The spectre of team orders has again engulfed Formula One following Sunday night’s Monaco Grand Prix, in which rookie Lewis Hamilton followed reigning world champion Fernando Alonso across the line into second place, allegedly on instruction from his boss.

Staff at the McLaren press office responded on Monday to press enquiries about what happened behind the scenes in Monaco with a nonchalant wave of the hand.

We are completely comfortable with the FIA’s investigation into our race strategy and that all decisions taken both before and during the race were completely in compliance with the International Sporting Code.

Fans and the media have reacted more strongly. “The 22-year-old’s Monte Carlo dream was sabotaged,” the Daily Mirror‘s sensationalist Byron Young roared from the Monaco media centre. The more moderate Daily Telegraph‘s Kevin Garside agreed: “Hamilton was the victim, his push for glory and the racing instincts that fuelled it badly neutered by instructions from above.” Today’s Age runs another Garside piece: “If found guilty, McLaren could face expulsion, points deductions or fines.”

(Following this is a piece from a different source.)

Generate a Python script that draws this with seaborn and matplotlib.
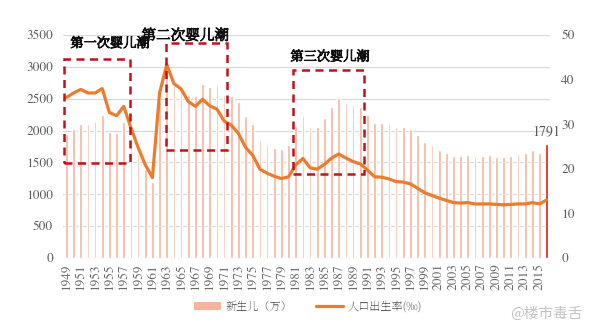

But are we getting all het up about nothing? This is Formula One, after all. The argument that team orders go against notions of honest competition is a reasonable one, but I’m not so sure it’s right, at least not if you put Sunday’s race result into the context of Formula One history.

Over the next days, FIA officials will consider whether a knee-jerk rule, designed after a black day in 2002, applies to Dennis’s personal radio instruction that Hamilton and race victor Fernando Alonso “take it easy” so that DaimlerChrysler big-cheese Dieter Zetsche can watch a resounding McLaren-Mercedes one-two rather than a heap of silver debris.

The FIA banned “team orders” five years ago after thousands of Austrians booed, whistled and walked out because Rubens Barrichello was required by his Ferrari paymasters to pull over literally within sight of his second career win to let Michael Schumacher past and across the finish line first.

Preceding that, the closest thing to a comparable hullabaloo occurred early in 1998, when at Ron Dennis’s radio behest, Mika Hakkinen was waved through on the Melbourne straight by his teammate David Coulthard after the Finn made a misguided trip to the pits.

Neither incident, however, compares to the Formula One culture of the 1950s, when “number one” drivers including Sir Stirling Moss and Juan Manuel Fangio regularly took over the seats of their subordinate teammates if their own cars broke down.

“I’d go into the pits and I’d say to the team manager ‘I’d like to take over the other car,’ and he’d bring the car in,” Moss, now 77, recalls. “The same when I was with Fangio, and he was number one, if it was worked out that he should win, then he would win.”

Five decades later, although none of the aforementioned acts were punished, Dennis could this week be found to have damaged Formula One in Monaco by “fraudulent conduct or (an) act prejudicial to the interests of motor sport”. Yet it is undeniably the case that illegal and trivial team orders exist, albeit discreetly, probably in every race.

Dennis’s only crime, then, is honesty, by giving in to a media scrum eager to explain to their readers why Lew Hamilton, the golden boy they’ve been building up, is still the only McLaren or Ferrari driver in 2007 yet to win a single Grand Prix.